[Source records]
* * * *
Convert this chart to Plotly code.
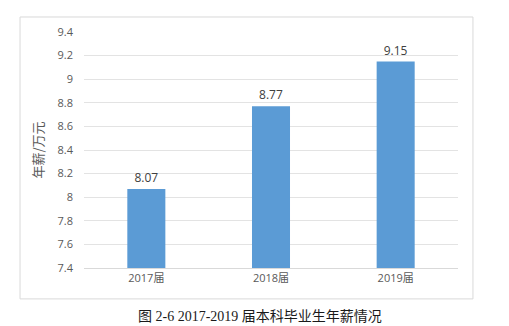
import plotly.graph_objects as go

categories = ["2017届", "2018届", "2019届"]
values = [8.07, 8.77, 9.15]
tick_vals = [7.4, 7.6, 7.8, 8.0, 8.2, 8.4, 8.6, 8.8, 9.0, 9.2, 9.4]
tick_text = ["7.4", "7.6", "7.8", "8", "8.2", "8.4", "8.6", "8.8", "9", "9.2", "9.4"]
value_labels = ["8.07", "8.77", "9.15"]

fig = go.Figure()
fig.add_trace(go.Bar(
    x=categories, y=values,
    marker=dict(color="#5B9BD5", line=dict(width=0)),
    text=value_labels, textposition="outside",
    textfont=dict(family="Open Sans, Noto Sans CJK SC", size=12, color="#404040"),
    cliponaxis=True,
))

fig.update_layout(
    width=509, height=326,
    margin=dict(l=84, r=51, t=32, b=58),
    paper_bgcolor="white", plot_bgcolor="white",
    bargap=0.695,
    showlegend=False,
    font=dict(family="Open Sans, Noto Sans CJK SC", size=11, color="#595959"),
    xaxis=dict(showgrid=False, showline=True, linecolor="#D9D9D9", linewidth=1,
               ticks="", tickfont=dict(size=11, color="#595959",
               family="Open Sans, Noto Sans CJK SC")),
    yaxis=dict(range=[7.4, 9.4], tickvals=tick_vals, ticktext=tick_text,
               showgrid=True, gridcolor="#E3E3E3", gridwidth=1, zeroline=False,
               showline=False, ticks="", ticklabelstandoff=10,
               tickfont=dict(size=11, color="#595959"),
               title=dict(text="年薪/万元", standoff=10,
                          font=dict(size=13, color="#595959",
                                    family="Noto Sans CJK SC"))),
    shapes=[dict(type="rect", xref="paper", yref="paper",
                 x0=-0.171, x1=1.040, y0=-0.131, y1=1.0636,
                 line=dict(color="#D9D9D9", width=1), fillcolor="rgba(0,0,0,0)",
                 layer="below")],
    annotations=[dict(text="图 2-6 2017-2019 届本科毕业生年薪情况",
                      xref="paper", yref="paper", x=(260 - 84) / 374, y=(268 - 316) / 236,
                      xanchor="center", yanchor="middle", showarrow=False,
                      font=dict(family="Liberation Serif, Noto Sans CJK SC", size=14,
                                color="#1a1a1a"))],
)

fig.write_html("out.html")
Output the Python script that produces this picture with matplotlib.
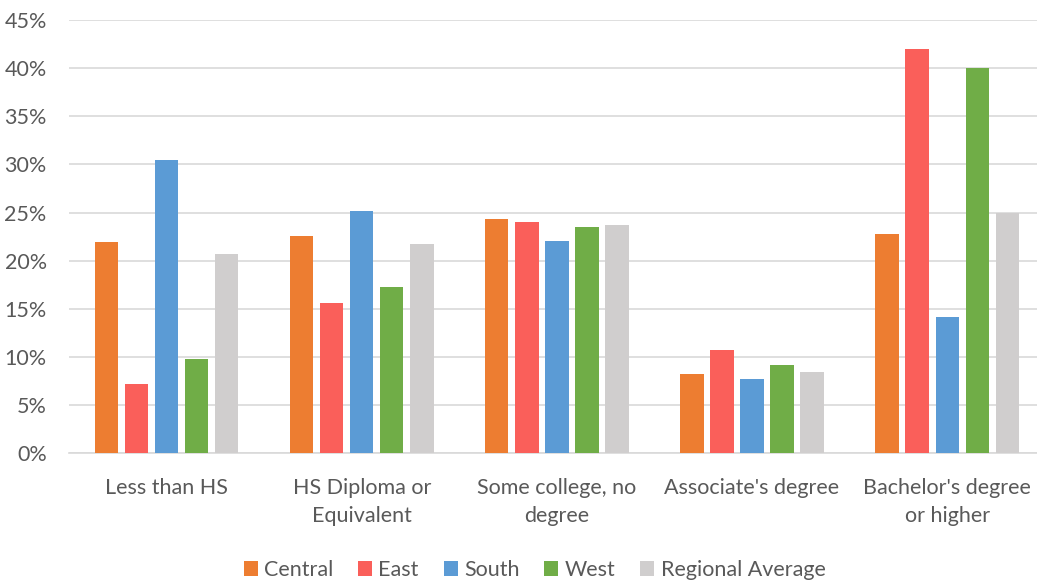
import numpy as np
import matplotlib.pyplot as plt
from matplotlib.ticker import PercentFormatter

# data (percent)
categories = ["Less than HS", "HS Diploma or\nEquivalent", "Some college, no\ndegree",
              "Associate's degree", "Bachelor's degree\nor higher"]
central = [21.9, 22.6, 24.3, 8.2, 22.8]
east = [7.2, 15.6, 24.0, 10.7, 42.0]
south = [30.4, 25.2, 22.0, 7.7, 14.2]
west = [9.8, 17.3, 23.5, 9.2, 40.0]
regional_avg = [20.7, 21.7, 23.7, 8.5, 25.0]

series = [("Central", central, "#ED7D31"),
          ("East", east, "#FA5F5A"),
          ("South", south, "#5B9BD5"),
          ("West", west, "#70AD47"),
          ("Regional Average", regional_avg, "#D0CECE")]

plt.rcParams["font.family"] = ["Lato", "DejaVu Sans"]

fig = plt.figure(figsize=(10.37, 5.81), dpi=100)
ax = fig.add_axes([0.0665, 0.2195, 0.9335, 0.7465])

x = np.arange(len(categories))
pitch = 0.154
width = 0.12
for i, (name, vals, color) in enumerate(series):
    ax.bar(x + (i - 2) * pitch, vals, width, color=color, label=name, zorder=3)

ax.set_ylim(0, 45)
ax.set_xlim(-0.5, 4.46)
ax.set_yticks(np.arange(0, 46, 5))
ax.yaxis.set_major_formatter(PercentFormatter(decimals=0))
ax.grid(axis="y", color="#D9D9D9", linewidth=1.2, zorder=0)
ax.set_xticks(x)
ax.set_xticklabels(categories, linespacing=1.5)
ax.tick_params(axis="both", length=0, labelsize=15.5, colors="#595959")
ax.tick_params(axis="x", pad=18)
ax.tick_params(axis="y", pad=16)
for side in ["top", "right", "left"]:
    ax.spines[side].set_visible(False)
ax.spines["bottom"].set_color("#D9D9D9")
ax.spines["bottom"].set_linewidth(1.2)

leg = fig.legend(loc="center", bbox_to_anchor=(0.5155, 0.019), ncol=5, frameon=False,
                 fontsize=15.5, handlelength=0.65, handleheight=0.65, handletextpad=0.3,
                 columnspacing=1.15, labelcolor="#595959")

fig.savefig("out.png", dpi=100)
* * * *
• Written request
Extract exactly the lines running from the line containing "Output the Python" to the line containing "ax = fig.add_axes([0.0665, 0.2195, 0.9335, 0.7465])", with both end lines included and all pictures left out.

• Finished answer
Output the Python script that produces this picture with matplotlib.
import numpy as np
import matplotlib.pyplot as plt
from matplotlib.ticker import PercentFormatter

# data (percent)
categories = ["Less than HS", "HS Diploma or\nEquivalent", "Some college, no\ndegree",
              "Associate's degree", "Bachelor's degree\nor higher"]
central = [21.9, 22.6, 24.3, 8.2, 22.8]
east = [7.2, 15.6, 24.0, 10.7, 42.0]
south = [30.4, 25.2, 22.0, 7.7, 14.2]
west = [9.8, 17.3, 23.5, 9.2, 40.0]
regional_avg = [20.7, 21.7, 23.7, 8.5, 25.0]

series = [("Central", central, "#ED7D31"),
          ("East", east, "#FA5F5A"),
          ("South", south, "#5B9BD5"),
          ("West", west, "#70AD47"),
          ("Regional Average", regional_avg, "#D0CECE")]

plt.rcParams["font.family"] = ["Lato", "DejaVu Sans"]

fig = plt.figure(figsize=(10.37, 5.81), dpi=100)
ax = fig.add_axes([0.0665, 0.2195, 0.9335, 0.7465])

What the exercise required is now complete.